The list of the texts mentioned on the first page of MS 3306 contains ten items. It is presented in the following in three forms: facsimile reproduction, transcription (both in fig. 7a-b), and in English translation, with commentaries on the titles of the texts.


Fig. 7 (a-b): The first page of MS Berlin Staatsbibliothek 3306 and its transcription in Arabic.

English translation

“The books collected in this volume are:

  • Risālat al-Jazarī fī a‛māl al-ḥiyal (Treatise of Al-Jazarī on the construction of machines).
  • Multaqatāt Kitāb al-tām li-Sinān b. Thābit fī dhikr uṣūl al-khamsa (sic) (Extracts from the Complete Book by Sinān ibn Thābit on the five powers).
  • Maqālat al-Khāzinī fī a‛māl al-kura tadūr bi-dhātiha (sic) (Treatise of Al-Khāzinī on the construction of a sphere that rotates by itself).
  • Sharḥ kitāb Biyanius (?) al-ḥakīm fī ṣan‛at marāyā al-muḥriqa (sic) (Commentary on the book of Biyanius (?) the sage on the art of burning mirrors).
  • Risāla fī … li-ma‛rifat al-sā‛a wa anwā‛ al-rukhāma wa-ghayruhu (Treatise on… for the determination of the hour and different types of plates).
  • Kitāb Uqlīdīs al-ḥakīm fī ‛ilm al-manāẓir wa-kayfiyyāt al-shu‛ā‛ (The book of Euclid in the science of optics and the theory of rays).
  • Risāla fī ‛amal anwā‛ al-dawālīb al-mudawwara min tilqā’ dhātihā (Treatise on the construction of [various] types of wheels that move by themselves).
  • Fawā’id fī ma‛rifat mīzān al-‛adl wa-ghayruhu (Utilities concerning the balance of justice and other things).

Commentaries on the titles

1. (Risālat al-Jazarī fī a‛māl al-ḥiyal (Treatise of al-Jazarī on the construction/making of machines): this is a complete copy of Al-Jāmi‛ bayna al-‛ilm wa al-‛amal al-nāfi‛ fī ṣinā‛at al-ḥiyal, the well-known work of Al-Jazarī (completed in 1206). This manuscript copy was not used in the recent edition and translation of al-Jazarī’s treatise.[32] It occupies ff. 1b-131b and f. 133a-b. The short text of one folio of Sinān ibn Thābit is intercalated at its end on f. 132r-b.

2. Multaqatāt Kitāb al-tām (sic) li-Sinān b. Thābit fī dhikr uṣūl al-khamsa (sic) (Extracts from The Complete Book of Sinān ibn Thābit on the Five Powers): This short fragment is the subject matter of the present article.

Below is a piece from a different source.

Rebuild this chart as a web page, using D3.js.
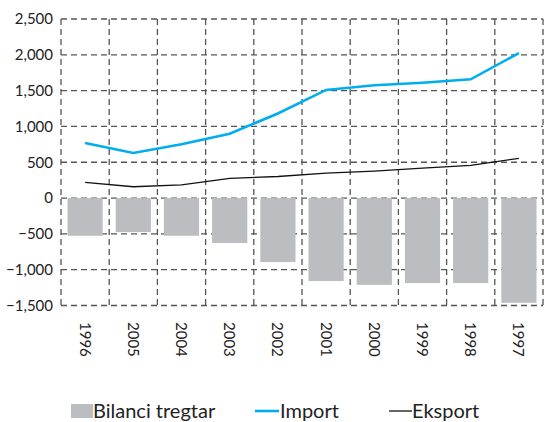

3. Maqālat al-Khāzinī[33] fī ‛amal kura tadūr bi-dhātiha (Treatise of Al-Khāzinī on the construction of a sphere that rotates by itself): Abū ‘l-Fath ‛Abd al-Raḥmān al-Khāzinī flourished in Khurāsān around 1115- 31. The main domains of his scientific activity are astronomy, mechanics and scientific instruments. He is the author of the famous Kitāb mīzān al-ḥikma, the book of the balance of wisdom. His other known works include a treatise on astronom­ical instruments (Risāla fī ‘l-ālāt) and Maqāla fī itikhādh kura tadūr bi-dhātihā, the text on the sphere that rotates by itself mentioned in this entry in MS Berlin 3306 (fig. 8).

Fig. 8 : The drawing of Al-Khāzinī’s sphere. Source: Maqāla fī itikhādh kura tadūr bi-dhātihā, The Syrian National Library in Damascus, Al-Ẓahiriya Collection, MS 4871, folio 73r.

3. This text is known at present in two manuscript copies preserved respectively at the Syrian National Library in Damascus (al-Ẓahiriya Collection, MS 4871, ff. 73r-74r), and in the oriental collection at Oxford Library (MS Thurston 3, ff. 118-119r). It describes a celestial globe worked with weights. The instrument has the form of a solid sphere marked with the stars and the standard celestial circles and half sunk in a box. Its rotation is propelled by a weight falling in a leaking reservoir of sand. The sphere is mounted so as to rotate once a day. It functions like an automatic celestial instrument, and may be used to find directly several arcs of importance in spherical astronomy. [34]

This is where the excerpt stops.